The project to widen the picturesque winding road to Kayaköy has begun. It started with the felling of hundreds of massive old pine trees and is likely to end with a wider, possibly straighter, asphalt road.

Reactions to the road are polarised; some people are looking forward to what they see as an easier drive and opportunities for development. Others see it as an environmental and historical catastrophe. They aren’t happy at all.

Fethiye – Kayaköy mountain road closed
Fethiye – Kayaköy mountain road closed

A national story

At the end of last year we reported the closing of the Fethiye to Kayaköy road. Until recently there has been little information in the public domain, even though it is a big project. In the last few days, however, both the local and national press here in Turkey have published stories.

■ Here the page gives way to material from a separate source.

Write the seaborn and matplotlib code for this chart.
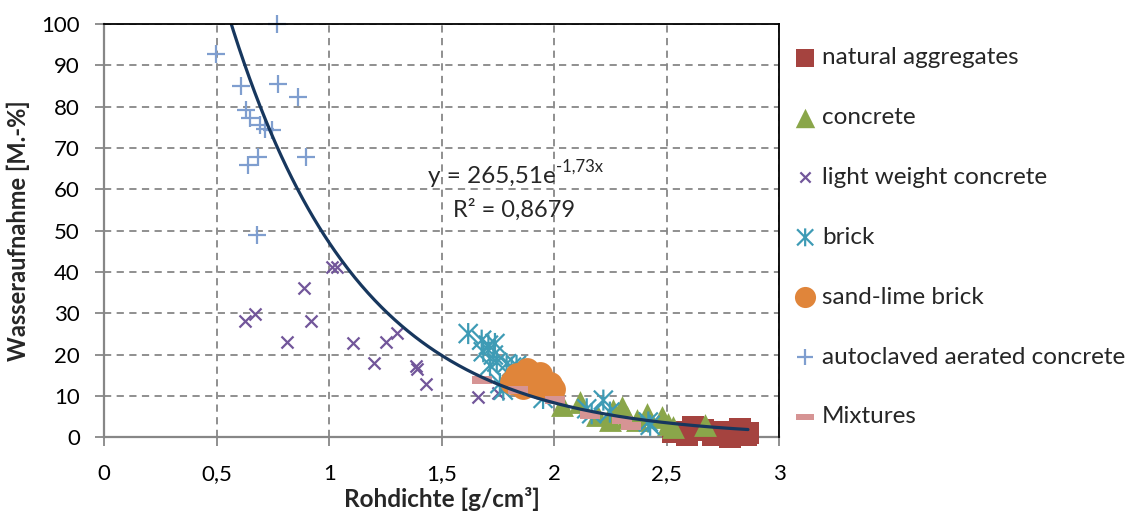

These focus on the main arguments for and against the project. Those in favour of the road look forward to the new highway. They think it will be a bonus for development and tourism in the valley. Those against speak in negative terms; the felling of many trees, the loss of a ‘Nostalji Yolu’ and future environmental problems.

Preparations underway to widen the road
Preparations underway to widen the road

It’s all about the width

Reports in the Turkish media confirm the widening of the existing road by three metres. Also there will be fewer hair-pin bends and the entire 9 km, from Fethiye to Kaya will be asphalt.

The road, like the rest of the Fethiye area, is now under the control of the Muğla Metropolitan Municipality. In December Muğla’s Public Works Department put signs on the road at both ends, effectively closing it to traffic.


Since then 506 pine trees have been cut down, and the road works will begin as soon as the weather improves. Evidently, the plan is to complete the work by March 2017.

Good news…

As with many projects in Fethiye, especially those in Kayaköy, there are several discrete camps.

Some people think it is an excellent idea and with the implementation of the İmar plan (development plan) will mean the Kaya valley is open for business, that is development and tourism. There are also those who believe this to be another well-organised protect by Muğla authorities to improve Fethiye’s road network.

Indeed, a written statement from Muğla Metropolitan Municipality, said “the work was initiated at the request of citizens.” This was first submitted to the Special Provincial Administration of Muğla in 2008 and is in “accordance with the decision of the Directorate of Protection of Cultural Assets of Muğla.”

…Or bad news?

On the other hand, for others it is seen as the destruction of nature, a nostalgic, quaint and much-loved winding country lane. For them it is another nail in Kayaköy’s and the local area’s coffin.

Many who live or holiday in the valley say they look forward to reaching the quiet, windy road. A typical response was, “It is great to be alway from the city, in the forest and on my way to beautiful Kayaköy! I dont understand why this needs to be done.” Another was “Driving along the road under the pine canopy is is pure joy… It’s like going back in time; Kayaköy is so special. Why can’t we keep it as it is?”

Also, not surprisingly, as with all plans relating to Kayaköy, nobody wanted their names used.

Future problems for the road?

However, the local branch of TEMA are clearly voicing their concerns for all to hear. The clearing of the trees, maquis and undergrowth, they say, together with the widening, could cause huge problems with run-off in the event of heavy rain. This in turn could result in problems for the homes and buildings at either end of the road.

Okyay Tirli, the Fethiye representative of TEMA told the press told Hürriyet, “When we have an alternative transportation route to Kayaköy, which is 22 meters wide and conforms to highway standards, why do we cut the forest trees? We say ‘no’ to widening the old ‘Nostalgia Road’.”

No yellow brick roads for Kayaköy

The arrival of grey concrete blocks in Kaya, already popular for road surfaces in other residential districts of Fethiye, indicates that the paving of roads in the valley is on the cards.

The Kayaköy story

Whatever the case, it’s happening. But who knows what will happen next? All we can say is, the Kayaköy story has many miles left to run.

Is it the end of the road for Kayaköy or a new beginning?


  1. So many people die on the roads in Turkey. two local people We met in Hisaranou in October have been killed in road accidents since then. Make this roads safer or put a low speed limit on it.

  2. I must admit that what we loved about this drive was the fact that it maintained its old character, the road had sense of the past and that added to the interest of the drive. We are all too keen to modernise these days but one of the attractions for the visitor is to be able to get out of the city and explore a bit and on this road you feel you are exploring the countryside, but I’m sure the local authority feel they know best.